The Difference Between Optimization and Survival: An Argument for Learning More than Mainstream

At any given point in time it will with great certainty NOT be the most fit that are the most successful.

This is a manifestation of the difference between optimization and survival. 

When an individual or agent (that be an institution, country or animal) optimizes he or she does so given the prevailing environment in order to do well. Given that such agents solely use current circumstances as information to guide their decisions, such agents will in all likelihood do very well. They will do so because they fully utilize all resources available in an "efficient" manner where no redundancies exist in their behavior or bodies.

But; when circumstances change dramatically over a short period of time such optimizing agents  die.
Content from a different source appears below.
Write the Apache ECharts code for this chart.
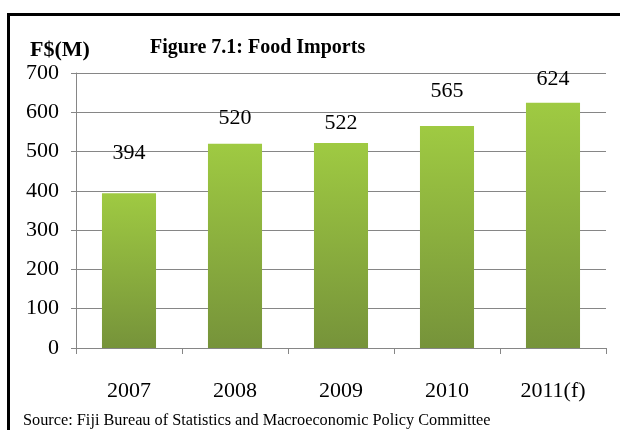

They die because they are fragile to rapid change that creates environments that in no way resembles the ones they optimized over. To rephrase this: when the world rapidly changes around them they die because they are not ready for the changes.

This hints at why many people misunderstand the concept of "survival of the fittest". When this term is thrown around is it often used to in relation to success. However, there is a great difference between survival and success (!). Success is a reference to someone or -thing doing well. Survival is someone or -thing existing. The latter has to do with being fit and surviving adverse shocks, i.e. surviving a spurt of rapid change, the former has to do with doing well under current circumstances. 

Now; a necessary condition of having success is having survived so long it is possible to have it. That is one needs to not have died before success is even possible. But in order to be the MOST successful at any point in time one needs to take full advantage of current circumstances - i.e. reduce redundancies that are irrelevant to the current environment. Reducing the redundancies leads to two things: success and fragility. Success because one now uses available resources without "wasting" them on things that are irrelevant to current circumstances, and fragility because smaller changes now can kill. As increased fragility decrease the chance of surviving adverse shocks it is clear how the most successful at any given point in time with great certainty is NOT the most fit.

The implication for economics is this: at any given point in time it will not be the most popular theories that stand the greatest chance of surviving the test of time. Learning what is not mainstream thus possibly have a much higher value than is currently thought.